Thursday, 21 February 2013

In which our Brave Librarian rescues several old soldiers and fights of Rowley Birkin

Well it's been a busy old week in the Barracks. I am negotiating re-locating a whole platoon of really elderly veterans henceforth to be known as the Old Ledgers of 1862. If the move goes according to plan, I shall be able to put some of my finest soldiers on display: they are currently languishing in the office owing to the CO fearing they are too valuable to put in the lending front-line and frankly, some of them are somewhat champing at the bit (despite being frayed at the edges...and inside too in some cases). Tomes like the Armies of India and the Seven Pillars of Wisdom just can't wait to get out there and connect with their readers, and I for one, am determined not to hold them back

Meanwhile over in the Indies, General Gordon Gin-soaked of the eponymous Highland Regiment, seems to be on shore-leave and has failed to show his face for some weeks now, despite my attempt to entice him in with a cunningly fashioned display of books on the history of Cricket. He will be most upset if he misses it, especially since next month's theme: Explorers, is a subject which I happen to know he is particularly keen to avoid, having got into an argument once with Sir Richard Burton's widow about whether he, or Dr Livingstone was the best role-model for sensible footwear. The row was rather abruptly settled when Peter O'Toole entered the room dressed as Laurence of Arabia, sweeping aside all opposition and declared the contest invalid.

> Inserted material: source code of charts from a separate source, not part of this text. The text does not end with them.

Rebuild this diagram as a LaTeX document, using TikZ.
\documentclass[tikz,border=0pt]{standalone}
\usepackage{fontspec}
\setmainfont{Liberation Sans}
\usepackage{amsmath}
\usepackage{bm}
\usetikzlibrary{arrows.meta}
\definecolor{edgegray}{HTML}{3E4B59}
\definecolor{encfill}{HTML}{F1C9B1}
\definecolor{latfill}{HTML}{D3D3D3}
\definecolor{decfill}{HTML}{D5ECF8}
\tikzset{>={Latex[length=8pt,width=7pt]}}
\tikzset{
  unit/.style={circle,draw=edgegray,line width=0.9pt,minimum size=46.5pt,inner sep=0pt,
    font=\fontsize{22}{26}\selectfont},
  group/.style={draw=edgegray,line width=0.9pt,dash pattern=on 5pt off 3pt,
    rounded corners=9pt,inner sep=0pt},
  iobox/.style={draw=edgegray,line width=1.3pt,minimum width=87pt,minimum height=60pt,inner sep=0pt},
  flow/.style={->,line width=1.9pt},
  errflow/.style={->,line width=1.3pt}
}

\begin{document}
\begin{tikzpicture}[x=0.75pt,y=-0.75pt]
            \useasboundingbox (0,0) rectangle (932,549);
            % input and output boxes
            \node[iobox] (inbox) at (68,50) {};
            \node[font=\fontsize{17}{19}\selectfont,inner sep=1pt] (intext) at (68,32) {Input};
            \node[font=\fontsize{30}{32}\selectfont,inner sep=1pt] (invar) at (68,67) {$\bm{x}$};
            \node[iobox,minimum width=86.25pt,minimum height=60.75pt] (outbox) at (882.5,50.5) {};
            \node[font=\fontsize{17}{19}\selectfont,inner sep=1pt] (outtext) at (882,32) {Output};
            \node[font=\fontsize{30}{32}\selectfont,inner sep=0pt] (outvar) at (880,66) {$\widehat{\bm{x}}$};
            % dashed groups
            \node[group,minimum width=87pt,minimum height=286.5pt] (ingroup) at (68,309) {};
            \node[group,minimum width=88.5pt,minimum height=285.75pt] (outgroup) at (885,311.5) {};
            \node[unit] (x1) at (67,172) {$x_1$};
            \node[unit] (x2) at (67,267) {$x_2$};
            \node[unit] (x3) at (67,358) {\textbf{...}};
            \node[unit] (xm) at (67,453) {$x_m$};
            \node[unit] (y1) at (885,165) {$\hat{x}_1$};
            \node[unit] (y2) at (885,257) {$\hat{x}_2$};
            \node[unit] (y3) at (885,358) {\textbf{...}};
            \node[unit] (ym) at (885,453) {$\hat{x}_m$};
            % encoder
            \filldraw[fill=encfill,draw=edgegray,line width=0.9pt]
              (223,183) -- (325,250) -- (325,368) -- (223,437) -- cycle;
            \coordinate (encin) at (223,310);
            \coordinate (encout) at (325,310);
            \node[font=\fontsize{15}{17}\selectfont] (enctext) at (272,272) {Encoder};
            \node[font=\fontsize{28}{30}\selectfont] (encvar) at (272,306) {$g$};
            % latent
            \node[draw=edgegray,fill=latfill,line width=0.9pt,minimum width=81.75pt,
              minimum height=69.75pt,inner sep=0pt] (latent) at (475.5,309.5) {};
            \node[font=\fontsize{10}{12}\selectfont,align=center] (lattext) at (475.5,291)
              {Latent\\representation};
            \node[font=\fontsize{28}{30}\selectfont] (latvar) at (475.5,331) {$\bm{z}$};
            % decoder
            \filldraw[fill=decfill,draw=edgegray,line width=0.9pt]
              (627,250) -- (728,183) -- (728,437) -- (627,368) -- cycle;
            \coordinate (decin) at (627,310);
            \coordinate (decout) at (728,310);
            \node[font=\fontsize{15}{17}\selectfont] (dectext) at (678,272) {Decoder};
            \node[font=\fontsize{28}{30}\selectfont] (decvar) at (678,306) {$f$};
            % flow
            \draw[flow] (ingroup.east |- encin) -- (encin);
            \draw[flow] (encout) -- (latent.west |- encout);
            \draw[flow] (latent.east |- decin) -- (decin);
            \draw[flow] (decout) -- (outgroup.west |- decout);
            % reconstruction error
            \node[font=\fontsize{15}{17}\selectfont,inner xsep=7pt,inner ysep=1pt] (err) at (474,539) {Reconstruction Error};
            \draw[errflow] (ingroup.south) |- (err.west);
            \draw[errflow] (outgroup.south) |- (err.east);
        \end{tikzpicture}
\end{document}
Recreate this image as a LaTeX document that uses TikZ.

I was somewhat compensated for missing Gin-Soaked by a visit from Rowley Birkin QC, on fine form as ever. He felt it was his duty to warn me about the impending Islamic Apocalypse. When I told him I thought he was being somewhat alarmist, he instead decided to regale me with tales of his ex-wives and the problems of alimony, before attempting to recruit me to his harem. Naturally I refused, citing a whole pile of un-catalgoued histories of the East India Company as a pressing concern. He was most accommodating and left me with a recording of a recent TV appearance he made. Enjoy it at your leisure
Rowley Birkin on form as ever

Monday, 11 February 2013

Fifth Columns, Warplanes and Internet Pornography: the Real War starts

Well chaps - it looks like things are about to get serious: the Phony War is over and the Real War starts. The previous skirmishes have a been a mere picnic. Which - come to think of it - may explain why the Catering Corps' weapon of choice thus far has been elderly diners armed with American Express cards. Now they are playing dirty (in fact as I write, they appear to have recruited a primate to distract me with Adam and the Ant videos). I will stand firm: the battle must be fought - and will be won.

So I am not sure who they are teaming up with now: is it the Library Mice who are angry that I have destroyed two of their leaders with the power of Poison and a pair of Marigold gloves? Or is that Kaiser Friederich Wilhlem von Bog-Brush not - as we had been led to believe - a kosher member of our Volunteer Resistance movement? Is he using his brilliant encryption skills to double cross us? Might that explain why at least three recently purchased volumes of World War One memoirs have mysteriously vanished without being signed out in the Loans Book (and no - before you ask - there are no computers in the library. The CO doesn't want young recruits to be tempted online by the siren lure of naked swords and bloody women... or was it?.....anyway, I'm sure you catch my drift)

What - you may well ask - has led me to come to this pass? Well: this week - as has been my habit of late - I was searching through the deepest darkest recesses of my Luxury Office Suite (aka the Broom-Cupboard, which may - or may not - be destined to be turned into a toilet for disabled veterans) and what did I find? Only a series of around thirty original blueprints for war-planes. I telephoned the most senior officer I could find, but he was unable to fathom out who the infiltrator might be. I may well have to resort to bringing in the RAF Museum, although a volunteer member of the Flying Corps has already expressed a keen interest. Come to think of it: have his credentials been thoroughly checked? Could he be our Fifth Columnist? In the words of that dashing young Fox Mulder Chappie: 'Trust No One'. The battle for the soul of the Library continues and the Librarian lives to Die Another Day.

Friday, 1 February 2013

Of Mice, Men and Archives

Ye gods, will this war never end? The barracks has been under attack from yet another army this past fortnight: a smaller furrier enemy than usual, viz a family of mice. I have heard them for several weeks scratching about behind several dozen ancient leather tomes but not - until last week - seen the buggers. Fortunately young Tim from the Catering Corps has had the foresight to use the old entrapment technique and the furry scoundrels have been gorging themselves on poison with the rather unfortunate result that they've been literally dying in front of me. I have had to make extensive use of the old Marigold gloves to catch the buggers by their tails and dispose of htem in a humane and environmentally friendly fasion.

Needless to say this state of affairs did not impress the delightful visiting WRENS from the London Metropolitan Archives who muttered something about 'suitable environments' and 'integrity of the collection'. Since when has anyone ever questioned the morals of a bundle of minute books and ledgers I ask?

Anyway that all went off fairly smoothly, but last night I had to vacate the place, as the Men from the Ministry (of Defence no less) had decided to hold an extremely Top Secret meeting in my library. Apparently they are having another go at the old Entente Cordiale and had arranged an assignation with various of their French counterparts. Just don't spill  Ribena on any of my books eh chaps or there will be hell to pay.